Danach zog sich der Verwaltungsrat in eine Wagenburg zurück, sagen mehrere Rundfunkräte unabhängig voneinander. Sie wollen sich namentlich nicht zitieren lassen. Statt gemeinsam zu schauen, wie man aus dieser Situation herauskomme, hätten sich die Verwaltungsräte kaum mit den Rundfunkräten ausgetauscht. Ein Mitglied der Findungskommission sei erst einmal in Urlaub gegangen. Drei Wochen später habe der Verwaltungsrat mitgeteilt, der neue Kandidat sei die Nummer zwei aus dem ersten Verfahren: Hendrik Lünenborg.
Verwaltungsratschef Rüdiger Hülskamp schreibt dazu: "Der Staatsvertrag sieht bei einer gescheiterten Wahl im Rundfunkrat vor, dass der Verwaltungsrat innerhalb eines Monats einen neuen Personalvorschlag unterbreiten kann. Von dieser Möglichkeit haben wir Gebrauch gemacht." Es sei "die Zeit zu knapp für ein solides Auswahlverfahren uns unbekannter Kandidaten" gewesen.

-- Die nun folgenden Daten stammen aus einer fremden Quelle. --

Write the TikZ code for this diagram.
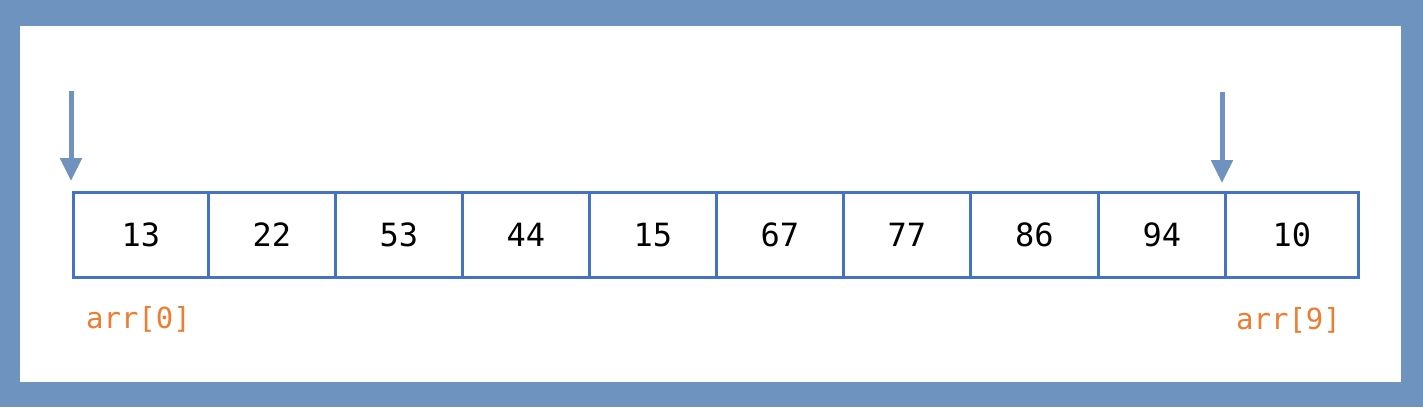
\documentclass[tikz,border=0pt]{standalone}
\usepackage{fontspec}
\newfontfamily\codefont{DejaVu Sans Mono}
\definecolor{frameblue}{HTML}{6F93BF}
\definecolor{cellblue}{HTML}{4472C4}
\definecolor{arrowblue}{HTML}{7092BE}
\definecolor{idxorange}{HTML}{ED7D31}
\usetikzlibrary{arrows.meta}
\begin{document}
\begin{tikzpicture}[x=1pt,y=-1pt,
  cellbox/.style={draw=cellblue,line width=2.6pt,fill=white,minimum height=85pt,inner sep=0pt,anchor=north west,font=\codefont\fontsize{32}{38}\selectfont},
  idx/.style={text=idxorange,font=\codefont\fontsize{29}{34}\selectfont},
  ptr/.style={draw=arrowblue,line width=5pt,-{Triangle[width=21pt,length=23pt]}}]
\useasboundingbox (0,0) rectangle (1423,407);
\fill[frameblue] (0,0) rectangle (1423,407);
\fill[white] (20,26) rectangle (1401,382);
\def\xs{{72,207,334,461,588,715,842,969,1097,1224,1357}}
\foreach \v [count=\i from 0] in {13,22,53,44,15,67,77,86,94,10}{
  \pgfmathsetmacro{\xa}{\xs[\i]}
  \pgfmathsetmacro{\xb}{\xs[\i+1]}
  \pgfmathsetmacro{\w}{\xb-\xa}
  \node[cellbox,minimum width=\w pt] (c\i) at (\xa,191) {\v};
}
\coordinate (p0) at (71,91);
\coordinate (q0) at (71,181);
\coordinate (p9) at (1222,92);
\coordinate (q9) at (1222,183);
\draw[ptr] (p0) -- (q0);
\draw[ptr] (p9) -- (q9);
\node[idx] (l0) at (138.5,319) {arr[0]};
\node[idx] (l9) at (1288.5,320) {arr[9]};
\end{tikzpicture}
\end{document}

Aus der Pressemitteilung, die der Verwaltungsrat vor zwei Wochen herausgab, ist offen herauszulesen, wie übel man dem Rundfunkrat die Ablehnung von Harzer-Kux immer noch nimmt. Eigene Fehler? Nicht im Verwaltungsrat! Der Vorsitzende lässt sich in der Pressemitteilung so zitieren: Man habe in "einem breit angelegten, mehrstufigen und professionell durchgeführten Auswahlverfahren" den Kandidaten ermittelt.
Als Seitenhieb auf den Rundfunkrat lässt sich verstehen, wenn es weiter heißt: "Einigen Mitgliedern des Rundfunkrates ist es offenbar sehr wichtig, dass eine Person für dieses Amt zusätzlich auch eigene Erfahrung im öffentlich-rechtlichen Rundfunk mitbringt." Hier dringt Unverständnis dafür durch, dass die erste Kandidatin, eine von außen, durchgefallen ist.
"Als seien wir Deppen"
Im Rundfunkrat sind ihrerseits viele aufgebracht. Es fallen Worte wie "Frust", "man fühlte sich behandelt, als sei man nicht volljährig" oder "als seien wir Deppen", "der Umgang sei seltsam amateurhaft" gewesen. Der Rundfunkstaatsvertrag habe durchaus erlaubt, den Rundfunkrat informell in das Verfahren einzubinden, sagen mehrere Rundfunkräte. Sie hätten das von Juristen prüfen lassen. Aber es ist nicht geschehen. Stattdessen durfte der Rundfunkratsvorsitzende Nico Fickinger an der ersten Kandidatenvorauswahl teilnehmen, wurde dafür aber zu strengstem Stillschweigen verpflichtet, wie mehrere Räte berichten. "Die haben das gemacht wie beim Konklave in Rom", sagt ein Gesprächspartner.
Das Ergebnis ist ein schwer gestörtes Verhältnis zwischen beiden Gremien. Es war ein Verfahren, in dem alle das Beste wollten, in dem sie von gesetzlichen Regeln eingeengt wurden – in dem darüber hinaus aber von Anfang an offensichtlich Vertrauen zueinander fehlte. So lief zwar am Ende alles "oberformellkorrekt", wie ein Rundfunkrat sagt, aber es hatte eben seinen Preis.
Trotz dieses Konflikts lief die Wahl des zweiten Kandidaten, Hendrik Lünenborg, am heutigen Freitag ohne größere Zwischenfälle ab. Lünenborg ist einerseits ein Mann des "Systems NDR" – der Begriff wurde in der heutigen Rundfunkratssitzung mehrfach verwendet –, aber er selbst betont, dass er innerhalb des NDR alle drei Jahre die Stelle gewechselt habe, insofern die verzweigte Sendeanstalt kenne – und ihre Probleme. Aktuell ist er Landesfunkhausdirektor in Hamburg. "Gerade weil ich den NDR kenne, weiß ich, wie man ihn verändern muss", sagte Lünenborg bei seiner Vorstellungsrede im Rundfunkrat.
Der künftige Intendant sprach davon, wie viel Veränderung notwendig sei und dass der NDR die kommenden Jahre mit einer "konstruktiven Fehlerkultur" angehen müsse. Er bezog das auch auf sich: "Es ist nicht ausgeschlossen, dass ich als Intendant Fehler machen werde, wahrscheinlich sogar, aber ich nehme mir vor, diese Fehler einzuräumen und es danach besser zu machen."
Vielleicht ist das auch ein Anstoß für die Gremien, das zurückliegende Verfahren noch einmal miteinander zu diskutieren.